Fig. 4.4 Illustration of NFT system (left) and a multilayer NFT trough, developed and marketed by New Growing Systems (NGS), Spain (right)

The development of the root system, part of which remains suspended in air above the nutrient flow and which is exposed to an early ageing and loss of functionality, represents a major constraint as it prevents the production of longcycle crops (over 4—5 months). Because of its high susceptibility to temperature variations, this system is not suitable for cultivation environments characterized by high levels of irradiation and temperature (e.g. southern areas of the Mediterranean basin). However, in response to these challenges, a multilayer NFT trough has been designed which allows for longer production cycles without clogging problems (NGS).
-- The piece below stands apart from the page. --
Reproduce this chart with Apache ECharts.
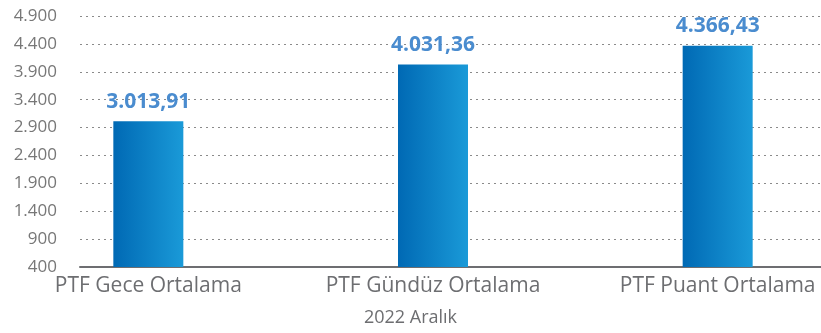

It is made of a series of interconnected layers placed in a cascade, so that even in strong rooting plant species, such as tomatoes, the nutrient solution will still find its way to the roots by by-passing the root-clogged layer via a lower positioned layer.

4.3.3 Aeroponic Systems

The aeroponic technique is mainly aimed at smaller horticultural species, and has not yet been widely used due to the high investment and management costs. Plants are supported by plastic panels or by polystyrene, arranged horizontally or on inclined tops of growing boxes. These panels are supported by a structure made with inert materials (plastic, steel coated with plastic film, polystyrene boards), in order to form closed boxes where the suspended root system can develop (Fig. 4.5).


Fig. 4.5 Illustration of the aeroponics technique

The nutrient solution is directly sprayed on the roots, which are suspended in the box in air, with static sprinklers (sprayers), inserted on pipes housed inside the box module. The spray duration is from 30 to 60 s, whilst the frequency varies depending on the cultivation period, the growth stage of the plants, the species and the time of day. Some systems use vibrating plates to create micro droplets of water which form a steam which condenses on the roots. The leachate is collected on the bottom of the box modules and conveyed to the storage tank, for reuse.